There were four periods of advance before the final retreat of the ice, not counting minor oscillations.[18] These are known as the Gunz, Mindel, Riss, and Wurm Glacial Epochs. Alternating with these were the interglacial epochs of ice retreat—the Gunz-Mindel, Mindel-Riss, and Riss-Wurm; while the final retreat is usually termed post-glacial. During the first and second interglacial epochs the climate appears to have been warmer than at present. But at times dryness may have contributed to the retreat of the ice even more than warmth, and then the climate would have been continental, harsh, and extreme.

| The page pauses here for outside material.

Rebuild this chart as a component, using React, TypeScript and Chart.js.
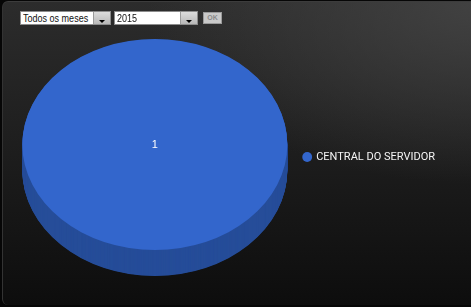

Even during epochs of glacial advance conditions in France and in the German zone must have been better than we should expect. Some kind of grazing or browsing pasturage must have been rich and abundant to support large animals like the reindeer or even the woolly mammoths characteristic of the second and third glacial epochs, which furnished abundant food for prehistoric hunters. Farther south the glacial epochs may well have been times of heavy rainfall, transforming the Sahara desert and the dryer steppes and plateaus of Asia into veritable gardens.

The retreating ice left behind it a land covered with rocks, clays, gravels, and sands brought by the glaciers and their streams. Here and there basins had been gouged out where lakes or ponds long remained—as in Maine and Minnesota to-day—to be later drained, or, if shallow, to be overgrown with sphagnum and changed into great bogs. Scattered thickets of shrubs and stunted hardy trees, poplars, willows, and others occurred. In sheltered and well-drained valleys and mountainsides the trees grew larger and even forests began to appear. This tundra landscape still characterizes wide areas of northern Canada and Siberia.[19]

The tundra was followed by steppe conditions, where elevation of land to the north and northwest had cut off the tempering oceanic winds. The climate was harsh, dry, continental, with cold winters and hot summers. The winds carried great storms of dust and piled it up in drifts in valleys and on suitably situated mountainsides in the form of loess, so important to the future agricultural development of Europe, though its most massive accumulation is seen in China, which received and held the driftings from the great elevated plains of central Asia. As the climate became moister, if the temperature did not fall too low, steppe finally gave way to the meadow and forest of modern Europe. Tundra, steppe, and forest had each its special types of animal as well as plant life. The characteristic tundra animal is the reindeer, though musk-ox, woolly mammoth, and others were wide-spread at this time. The peculiar steppe animal is the horse. The characteristic forest and meadow animals are the deer and their allies; the wolf and bear; the wild boar and cattle seem to be at home in forest and glade and along the streams.

In France, where there was far less glaciation, the succession of tundra, steppe, and forest is less apparent. Here we find a mingling of varied forms which have come in from very different regions, driven from their original homes by change of climate or drawn by favorable conditions.